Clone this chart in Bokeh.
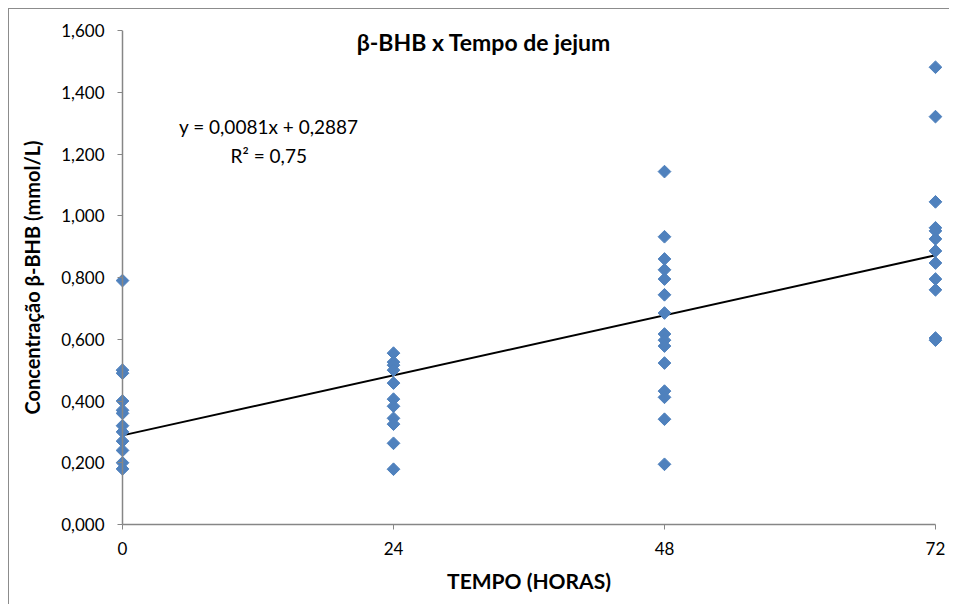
import numpy as np
from bokeh.plotting import figure
from bokeh.models import Label, FixedTicker, ColumnDataSource, LinearAxis
from bokeh.embed import file_html
from bokeh.resources import INLINE

# ---- data ----
hours_0 = [0.79, 0.50, 0.49, 0.40, 0.37, 0.36, 0.32, 0.30, 0.27, 0.24, 0.20, 0.18]
hours_24 = [0.555, 0.526, 0.516, 0.500, 0.458, 0.406, 0.383, 0.344, 0.325, 0.263, 0.179]
hours_48 = [1.143, 0.932, 0.860, 0.825, 0.795, 0.744, 0.685, 0.617, 0.597, 0.578,
            0.523, 0.432, 0.412, 0.341, 0.195]
hours_72 = [1.481, 1.321, 1.045, 0.961, 0.951, 0.925, 0.886, 0.847, 0.795, 0.760,
            0.604, 0.597]
times = [0, 24, 48, 72]
slope = 0.0081
intercept = 0.2887
r2_text = "R² = 0,75"
eq_text = "y = 0,0081x + 0,2887"
title_text = "β-BHB x Tempo de jejum"
x_title = "TEMPO (HORAS)"
y_title = "Concentração β-BHB (mmol/L)"
y_ticks = [0.0, 0.2, 0.4, 0.6, 0.8, 1.0, 1.2, 1.4, 1.6]
y_tick_labels = ["0,000", "0,200", "0,400", "0,600", "0,800", "1,000", "1,200", "1,400", "1,600"]
x_ticks = [0, 24, 48, 72]

xs, ys = [], []
for t, vals in zip(times, [hours_0, hours_24, hours_48, hours_72]):
    xs += [t] * len(vals)
    ys += vals
src = ColumnDataSource(dict(x=xs, y=ys))

FONT = "Lato"
GREY = "#868686"
pad = 0.71
p = figure(width=940, height=595, output_backend="svg", toolbar_location=None,
           x_range=(times[0] - pad, times[-1] + pad), y_range=(y_ticks[0], y_ticks[-1]),
           min_border_left=105, min_border_right=7, min_border_top=21, min_border_bottom=81)
p.outline_line_color = None
p.grid.visible = False
p.styles = {"margin-left": "8px", "margin-top": "8px",
            "border-top": "1px solid #8c8c8c", "border-left": "1px solid #8c8c8c",
            "box-sizing": "content-box"}

p.line(x=[times[0], times[-1]], y=[intercept + slope * times[0], intercept + slope * times[-1]],
       line_color="black", line_width=2)
p.scatter("x", "y", source=src, marker="square", angle=np.pi / 4, size=9,
          fill_color="#4F81BD", line_color="#4F81BD")

# x axis
xa = p.xaxis[0]
xa.ticker = FixedTicker(ticks=x_ticks)
xa.bounds = (float(x_ticks[0]), float(x_ticks[-1]))
xa.axis_line_color = GREY
xa.axis_line_width = 1.5
xa.major_tick_line_color = GREY
xa.minor_tick_line_color = None
xa.major_tick_in = 0
xa.major_tick_out = 5
xa.major_label_text_font = FONT
xa.major_label_text_font_size = "17px"
xa.major_label_text_color = "black"
xa.major_label_standoff = 12
xa.axis_label = x_title
xa.axis_label_text_font = FONT
xa.axis_label_text_font_style = "bold"
xa.axis_label_text_font_size = "21px"
xa.axis_label_text_color = "black"
xa.axis_label_standoff = 10

# y axis: labels and ticks from the frame edge (ticks reach in to x = 0)
ya = p.yaxis[0]
ya.ticker = FixedTicker(ticks=y_ticks)
ya.major_label_overrides = {t: l for t, l in zip(y_ticks, y_tick_labels)}
ya.axis_line_color = None
ya.major_tick_line_color = GREY
ya.minor_tick_line_color = None
ya.major_tick_in = 8
ya.major_tick_out = -3
ya.major_label_text_font = FONT
ya.major_label_text_font_size = "17px"
ya.major_label_text_color = "black"
ya.major_label_standoff = 10
ya.axis_label = y_title
ya.axis_label_text_font = FONT
ya.axis_label_text_font_style = "bold"
ya.axis_label_text_font_size = "20px"
ya.axis_label_text_color = "black"
ya.axis_label_standoff = 14

# y axis line at x = 0
yb = LinearAxis(fixed_location=times[0], ticker=FixedTicker(ticks=[]),
                axis_line_color=GREY, axis_line_width=1.5, minor_tick_line_color=None,
                major_tick_in=0, major_tick_out=0)
p.add_layout(yb, "left")

p.add_layout(Label(x=32.0, y=1.562, text=title_text, text_font=FONT, text_font_style="bold",
                   text_font_size="23px", text_align="center", text_baseline="middle",
                   text_color="black"))
p.add_layout(Label(x=12.95, y=1.289, text=eq_text, text_font=FONT, text_font_size="19px",
                   text_align="center", text_baseline="middle", text_color="black"))
p.add_layout(Label(x=12.95, y=1.195, text=r2_text, text_font=FONT, text_font_size="19px",
                   text_align="center", text_baseline="middle", text_color="black"))

open("out.html", "w").write(file_html(p, INLINE))
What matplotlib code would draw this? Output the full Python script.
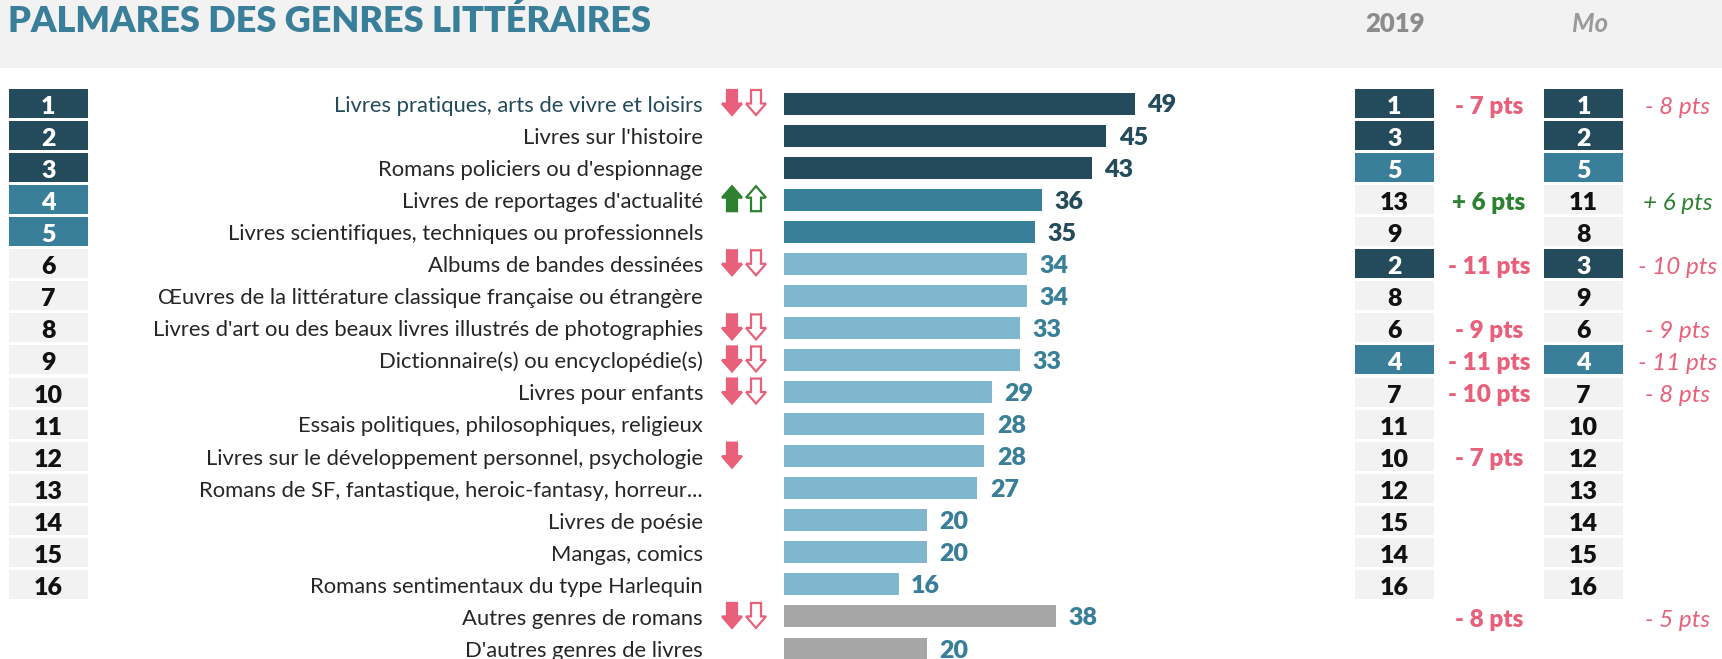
import matplotlib
matplotlib.use("Agg")
import matplotlib.pyplot as plt
import matplotlib.transforms as mt
from matplotlib.patches import Rectangle, Polygon
import numpy as np

plt.rcParams['font.family'] = ['Lato', 'DejaVu Sans']

DARK, MID, LIGHT, GREY_BAR = "#234b5b", "#3a7f99", "#7fb8ce", "#a6a6a6"
CELL, PINK, GREEN, INK = "#f2f2f2", "#e8607a", "#2e8131", "#262626"
HEAVY = "heavy"

labels = [
    "Livres pratiques, arts de vivre et loisirs",
    "Livres sur l'histoire",
    "Romans policiers ou d'espionnage",
    "Livres de reportages d'actualité",
    "Livres scientifiques, techniques ou professionnels",
    "Albums de bandes dessinées",
    "Œuvres de la littérature classique française ou étrangère",
    "Livres d'art ou des beaux livres illustrés de photographies",
    "Dictionnaire(s) ou encyclopédie(s)",
    "Livres pour enfants",
    "Essais politiques, philosophiques, religieux",
    "Livres sur le développement personnel, psychologie",
    "Romans de SF, fantastique, heroic-fantasy, horreur...",
    "Livres de poésie",
    "Mangas, comics",
    "Romans sentimentaux du type Harlequin",
    "Autres genres de romans",
    "D'autres genres de livres",
]
values = [49, 45, 43, 36, 35, 34, 34, 33, 33, 29, 28, 28, 27, 20, 20, 16, 38, 20]
rank_now = [1, 2, 3, 4, 5, 6, 7, 8, 9, 10, 11, 12, 13, 14, 15, 16, None, None]
rank_2019 = [1, 3, 5, 13, 9, 2, 8, 6, 4, 7, 11, 10, 12, 15, 14, 16, None, None]
delta_2019 = [-7, 0, 0, 6, 0, -11, 0, -9, -11, -10, 0, -7, 0, 0, 0, 0, -8, 0]
rank_mo = [1, 2, 5, 11, 8, 3, 9, 6, 4, 7, 10, 12, 13, 14, 15, 16, None, None]
delta_mo = [-8, 0, 0, 6, 0, -10, 0, -9, -11, -8, 0, 0, 0, 0, 0, 0, -5, 0]

W, H = 1722, 659
X0, PPU = 784, 7.16          # bar origin (px) and px per point
ROW0, PITCH = 103.5, 32.06   # first row centre (px) and row pitch (px)

fig = plt.figure(figsize=(W / 100, H / 100), dpi=100)
fig.patch.set_facecolor("white")
ax = fig.add_axes([0, 0, 1, 1]); ax.set_axis_off()
ax.set_xlim(-X0 / PPU, (W - X0) / PPU)
ax.set_ylim((H - ROW0) / PITCH, -ROW0 / PITCH)

# x in pixels, y in rows
pxT = mt.Affine2D().scale(1 / W, 1 / H) + fig.transFigure
rowT = mt.blended_transform_factory(pxT, ax.transData)
topT = mt.Affine2D().scale(1 / W, -1 / H).translate(0, 1) + fig.transFigure


def base(size, extra=1.0):
    """row offset putting the caps of a text of this size on the row centre"""
    return (0.36 * size * 100 / 72 + extra) / PITCH


def rank_style(r):
    if r is None:
        return None, None
    if r <= 3:
        return DARK, "white"
    if r <= 5:
        return MID, "white"
    return CELL, "#111111"


def fmt(d):
    return f"- {abs(d)} pts" if d < 0 else f"+ {d} pts"


def arrow(x, row, up, color, filled):
    # shape in px relative to centre; y converted to row units
    xs = [-5, 5, 5, 10, 0, -10, -5]
    ys = [-13.5, -13.5, 0, 0, 11.5, 0, 0]
    if up:
        ys = [-v - 2 for v in ys]
    pts = [(x + a, row + b / PITCH) for a, b in zip(xs, ys)]
    ax.add_patch(Polygon(pts, closed=True, transform=rowT,
                         facecolor=color if filled else "white",
                         edgecolor=color, linewidth=1.6, zorder=3))


# header band
ax.add_patch(Rectangle((0, 0), W, 68, transform=topT, facecolor=CELL,
                       edgecolor="none", zorder=0))
ax.text(8, 32.5, "PALMARES DES GENRES LITTÉRAIRES", transform=topT,
        ha="left", va="baseline", fontsize=26, fontweight=HEAVY, color=MID)
ax.text(1395, 31.5, "2019", transform=topT, ha="center", va="baseline",
        fontsize=18.5, fontweight=HEAVY, color="#8c8c8c")
ax.text(1590, 31.5, "Mo", transform=topT, ha="center", va="baseline",
        fontsize=18.5, fontstyle="italic", fontweight="bold", color="#9a9a9a")

rows = np.arange(len(values))
bar_colors = []
for r in rank_now:
    if r is None:
        bar_colors.append(GREY_BAR)
    elif r <= 3:
        bar_colors.append(DARK)
    elif r <= 5:
        bar_colors.append(MID)
    else:
        bar_colors.append(LIGHT)
ax.barh(rows, values, height=22 / PITCH, color=bar_colors, zorder=2)

BOX_H = 29 / PITCH
for i in rows:
    # value label
    vcol = DARK if (rank_now[i] is not None and rank_now[i] <= 5) else MID
    ax.annotate(str(values[i]), (values[i], i + base(18, 0)), xytext=(9, 0),
                textcoords="offset points", ha="left", va="baseline",
                fontsize=18, fontweight=HEAVY, color=vcol)
    # genre label
    ax.text(703, i + base(15.8, 0.5), labels[i], transform=rowT, ha="right",
            va="baseline", fontsize=15.8, color=DARK if i == 0 else INK)

    # rank boxes
    for x0, x1, r in [(9, 88, rank_now[i]), (1355, 1434, rank_2019[i]),
                      (1544, 1623, rank_mo[i])]:
        fc, tc = rank_style(r)
        if fc is None:
            continue
        ax.add_patch(Rectangle((x0, i - BOX_H / 2), x1 - x0, BOX_H,
                               transform=rowT, facecolor=fc,
                               edgecolor="none", zorder=2))
        ax.text((x0 + x1) / 2, i + base(18, 1.5), str(r), transform=rowT,
                ha="center", va="baseline", fontsize=18, fontweight=HEAVY,
                color=tc, zorder=3)

    # evolutions
    d1, d2 = delta_2019[i], delta_mo[i]
    if d1:
        c = GREEN if d1 > 0 else PINK
        ax.text(1489, i + base(17.5, 1.5), fmt(d1), transform=rowT,
                ha="center", va="baseline", fontsize=17.5, fontweight=HEAVY,
                color=c)
        arrow(732, i, d1 > 0, c, True)
    if d2:
        c = GREEN if d2 > 0 else PINK
        ax.text(1678, i + base(17.5, 1.5), fmt(d2), transform=rowT,
                ha="center", va="baseline", fontsize=17.5, fontstyle="italic",
                color=c)
        arrow(756, i, d2 > 0, c, False)

fig.savefig("out.png", dpi=100, facecolor="white")
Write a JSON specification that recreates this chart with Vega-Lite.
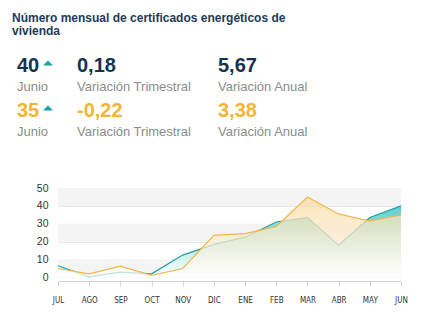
{
  "$schema": "https://vega.github.io/schema/vega-lite/v6.json",
  "width": 343,
  "height": 93,
  "autosize": "none",
  "padding": {"left": 58, "top": 188, "right": 36, "bottom": 42},
  "config": {
    "view": {"stroke": null},
    "font": "Liberation Sans",
    "axisY": {"tickCount": 6, "title": null, "domain": false, "ticks": false, "grid": true, "gridColor": "#e8e8e8", "gridWidth": 1, "labelFont": "Liberation Sans", "labelFontSize": 10.5, "labelColor": "#333333", "labelPadding": 10, "labelOverlap": false, "labelBound": false},
    "axisX": {"title": null, "labelAngle": 0, "domainColor": "#d4d4d4", "tickColor": "#d4d4d4", "tickSize": 5, "labelPadding": 10, "labelFont": "DejaVu Sans Condensed, Liberation Sans, sans-serif", "labelFontSize": 8, "labelColor": "#333333", "labelBound": false, "labelOverlap": false, "grid": false}
  },
  "title": {
    "text": ["Número mensual de certificados energéticos de", "vivienda"],
    "anchor": "start",
    "frame": "group",
    "dx": -46,
    "offset": 18,
    "fontSize": 12,
    "fontWeight": "bold",
    "color": "#1d3a5c",
    "lineHeight": 13.5,
    "font": "Liberation Sans"
  },
  "layer": [
    {
      "data": {
        "values": [
          {"month": "JUL", "serie": "A", "value": 6.5},
          {"month": "AGO", "serie": "A", "value": 0.3},
          {"month": "SEP", "serie": "A", "value": 3},
          {"month": "OCT", "serie": "A", "value": 2},
          {"month": "NOV", "serie": "A", "value": 12.5},
          {"month": "DIC", "serie": "A", "value": 18.5},
          {"month": "ENE", "serie": "A", "value": 22.5},
          {"month": "FEB", "serie": "A", "value": 31},
          {"month": "MAR", "serie": "A", "value": 33.5},
          {"month": "ABR", "serie": "A", "value": 18},
          {"month": "MAY", "serie": "A", "value": 33.5},
          {"month": "JUN", "serie": "A", "value": 40},
          {"month": "JUL", "serie": "B", "value": 5},
          {"month": "AGO", "serie": "B", "value": 2},
          {"month": "SEP", "serie": "B", "value": 6.3},
          {"month": "OCT", "serie": "B", "value": 1.2},
          {"month": "NOV", "serie": "B", "value": 5},
          {"month": "DIC", "serie": "B", "value": 23.5},
          {"month": "ENE", "serie": "B", "value": 24.5},
          {"month": "FEB", "serie": "B", "value": 28.5},
          {"month": "MAR", "serie": "B", "value": 45},
          {"month": "ABR", "serie": "B", "value": 35.5},
          {"month": "MAY", "serie": "B", "value": 31.5},
          {"month": "JUN", "serie": "B", "value": 35}
        ]
      },
      "layer": [
        {
          "data": {"values": [{"lo": 40, "hi": 50}, {"lo": 20, "hi": 30}, {"lo": 0, "hi": 10}]},
          "mark": {"type": "rect", "color": "#f4f4f4"},
          "encoding": {
            "y": {"field": "lo", "type": "quantitative", "scale": {"domain": [-2, 50], "nice": false, "zero": false}, "axis": {"values": [0, 10, 20, 30, 40, 50]}},
            "y2": {"field": "hi"}
          }
        },
        {
          "transform": [{"filter": "datum.serie === 'A'"}],
          "mark": {"type": "area", "line": false, "color": {"gradient": "linear", "x1": 0, "y1": 0, "x2": 0, "y2": 1, "stops": [{"offset": 0, "color": "#5ccfce"}, {"offset": 1, "color": "#ffffff"}]}},
          "encoding": {
            "x": {"field": "month", "type": "ordinal", "sort": ["JUL","AGO","SEP","OCT","NOV","DIC","ENE","FEB","MAR","ABR","MAY","JUN"], "scale": {"type": "point", "padding": 0}},
            "y": {"field": "value", "type": "quantitative", "axis": {"values": [0, 10, 20, 30, 40, 50]}}
          }
        },
        {
          "transform": [{"filter": "datum.serie === 'A'"}],
          "mark": {"type": "line", "color": "#22a0a4", "strokeWidth": 1.2},
          "encoding": {
            "x": {"field": "month", "type": "ordinal", "sort": ["JUL","AGO","SEP","OCT","NOV","DIC","ENE","FEB","MAR","ABR","MAY","JUN"]},
            "y": {"field": "value", "type": "quantitative", "axis": {"values": [0, 10, 20, 30, 40, 50]}}
          }
        },
        {
          "transform": [{"filter": "datum.serie === 'B'"}],
          "mark": {"type": "area", "line": false, "color": {"gradient": "linear", "x1": 0, "y1": 0, "x2": 0, "y2": 1, "stops": [{"offset": 0, "color": "rgba(250,216,158,0.72)"}, {"offset": 1, "color": "rgba(255,255,255,0.72)"}]}},
          "encoding": {
            "x": {"field": "month", "type": "ordinal", "sort": ["JUL","AGO","SEP","OCT","NOV","DIC","ENE","FEB","MAR","ABR","MAY","JUN"]},
            "y": {"field": "value", "type": "quantitative", "axis": {"values": [0, 10, 20, 30, 40, 50]}}
          }
        },
        {
          "transform": [{"filter": "datum.serie === 'B'"}],
          "mark": {"type": "line", "color": "#f0b848", "strokeWidth": 1.2},
          "encoding": {
            "x": {"field": "month", "type": "ordinal", "sort": ["JUL","AGO","SEP","OCT","NOV","DIC","ENE","FEB","MAR","ABR","MAY","JUN"]},
            "y": {"field": "value", "type": "quantitative", "axis": {"values": [0, 10, 20, 30, 40, 50]}}
          }
        }
      ]
    },
    {
      "data": {
        "values": [
          {"col": 1, "row": 1, "serie": "actual", "value": "40", "label": "Junio", "caret": true},
          {"col": 2, "row": 1, "serie": "actual", "value": "0,18", "label": "Variación Trimestral", "caret": false},
          {"col": 3, "row": 1, "serie": "actual", "value": "5,67", "label": "Variación Anual", "caret": false},
          {"col": 1, "row": 2, "serie": "anterior", "value": "35", "label": "Junio", "caret": true},
          {"col": 2, "row": 2, "serie": "anterior", "value": "-0,22", "label": "Variación Trimestral", "caret": false},
          {"col": 3, "row": 2, "serie": "anterior", "value": "3,38", "label": "Variación Anual", "caret": false}
        ]
      },
      "layer": [
        {
          "mark": {"type": "text", "align": "left", "baseline": "alphabetic", "fontSize": 20, "fontWeight": "bold", "font": "Liberation Sans"},
          "encoding": {
            "x": {"field": "col", "type": "quantitative", "scale": {"domain": [1, 2, 3], "range": [-41, 19, 160], "nice": false, "zero": false}, "axis": null},
            "y": {"field": "row", "type": "quantitative", "scale": {"domain": [1, 2], "range": [-116, -71], "nice": false, "zero": false}, "axis": null},
            "text": {"field": "value"},
            "color": {"field": "serie", "type": "nominal", "scale": {"domain": ["actual", "anterior"], "range": ["#17324f", "#f2b535"]}, "legend": null}
          }
        },
        {
          "mark": {"type": "text", "align": "left", "baseline": "alphabetic", "fontSize": 13, "dy": 19, "color": "#8c8c8c", "font": "Liberation Sans"},
          "encoding": {
            "x": {"field": "col", "type": "quantitative", "axis": null},
            "y": {"field": "row", "type": "quantitative", "axis": null},
            "text": {"field": "label"}
          }
        },
        {
          "transform": [{"filter": "datum.caret"}],
          "mark": {"type": "point", "shape": "M-1,0.5L0,-0.5L1,0.5Z", "filled": true, "size": 100, "opacity": 1, "color": "#1aa3a5", "xOffset": 31, "yOffset": -9},
          "encoding": {
            "x": {"field": "col", "type": "quantitative", "axis": null},
            "y": {"field": "row", "type": "quantitative", "axis": null}
          }
        }
      ]
    }
  ],
  "resolve": {"scale": {"x": "independent", "y": "independent"}}
}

WHAT NEEDS TO BE DONE: Restate each line from the start of the listing through the line bearing "from bokeh.resources import INLINE" word for word. Drop the pictures.

COMPLETE OUTPUT:
Clone this chart in Bokeh.
import numpy as np
from bokeh.plotting import figure
from bokeh.models import Label, FixedTicker, ColumnDataSource, LinearAxis
from bokeh.embed import file_html
from bokeh.resources import INLINE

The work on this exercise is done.